Worse and worse: New e-mails show White House rushed OMB to approve Solyndra loan
...The August 2009 e-mails, released toThe Washington Post, show White House officials repeatedly asking OMB reviewers when they would be able to decide on the federal loan and noting a looming press event at which they planned to announce the deal. In response, OMB officials expressed concern that they were being rushed to approve the company's project without adequate time to assess the risk to taxpayers, according to the e-mails, which were provided by Republican congressional investigators?
One e-mail from an OMB official referred to "the time pressure we are under to sign-off on Solyndra." Another complained, "There isn't time to negotiate."
"We have ended up with a situation of having to do rushed approvals on a couple of occasions (and we are worried about Solyndra at the end of the week)," one official wrote. That August 31, 2009, message, written by a senior OMB staffer and sent to Terrell P. McSweeny, Biden's domestic policy adviser, concluded, "We would prefer to have sufficient time to do our due diligence reviews."?
The White House pressure may have had a "tangible impact" on OMB's risk assessment of the loan, the congressional investigators concluded.
In one e-mail, an OMB staff member questioned whether the review team was using the best model for determining the financial risk to taxpayers in evaluating the Solyndra deal.
"[G]iven the time pressure we are under to sign-off on Solyndra, we don't have time to change the model," the staffer wrote....

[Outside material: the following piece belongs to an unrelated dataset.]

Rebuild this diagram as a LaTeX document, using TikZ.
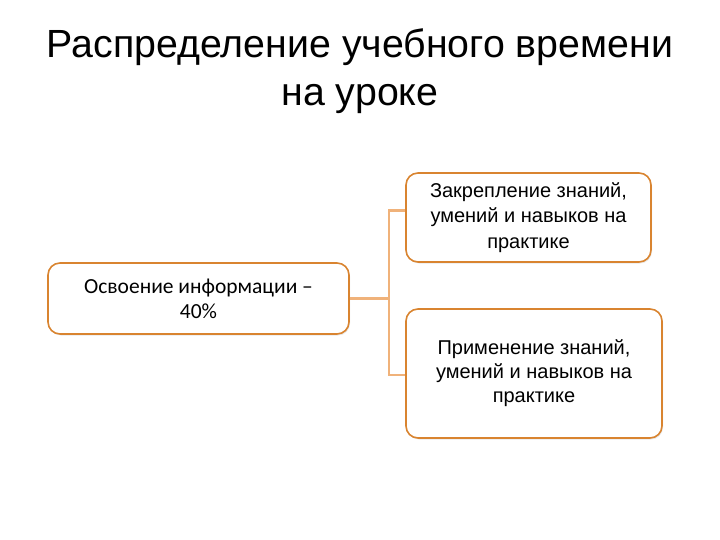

alt-text should be "Rise from the Dead! RISE!!!"
LOL. That's a Satanic altar if I ever saw one.
"While Solyndra will be useful as a campaign issue, the real outrage is that the government is proudly putting your money into companies that private investors are unwilling to put their own money into"
In short, the correct takeaway is that government directed industrial policy never works.
While Solyndra will be useful as a campaign issue, the real outrage is that the government is proudly putting your money into companies that private investors are unwilling to put their own money into.
Solyndra received over $1 Billion in VC cash.
Was this before or after they became a favorite of the government and the government favored yellow and blue technology over no yellow and blue technology through regulations?
VC cash? Son, Charlie don't subsidize!
ANd how much would they get now?
Right asshole, Obama "put your money into companies that private investors are unwilling to put their own money into."
ARE, fuckwit, not WERE, ARE.
FIND ME A VC WILLING TO PUT MONEY INTO IT NOW YOU STUPID PEDANTIC FUCK.
"Once this violation of common sense has taken place, the story can only end, as it appears to have ended here, in suffering and crime. That's not a corruption of the system. It's the natural way the system works."
Government supporting companies is the corruption of the system. Government support is determined by politics not by the economics of the enterprise. The excuse for government investment is that the market will not support the enterprise, but if market will not support it then it likely is a failure already.
Would it be cynical to wonder if the executive branch "investigation" was just an excuse to get access to the facility to discover and hide any truly damning evidence? After Gunwalker, I don't think there's really anything I would put past DoJ, and there was never anything I would put past DHS.
Kaiser met with senior advisors Austan Goolsbee, Pete Rouse and Valerie Jarrett; chief of staff Rahm Emanuel, and others.
That reads like a Who's Who of corrupt/incompetent Chicagoans.
The sad thing is it will trigger a return to corrupt Texans in the White House. America refuses to learn.
This loan amounts to only 1% of my jobs plan, AJA.
When all my half a billion dancing is through, I run to you.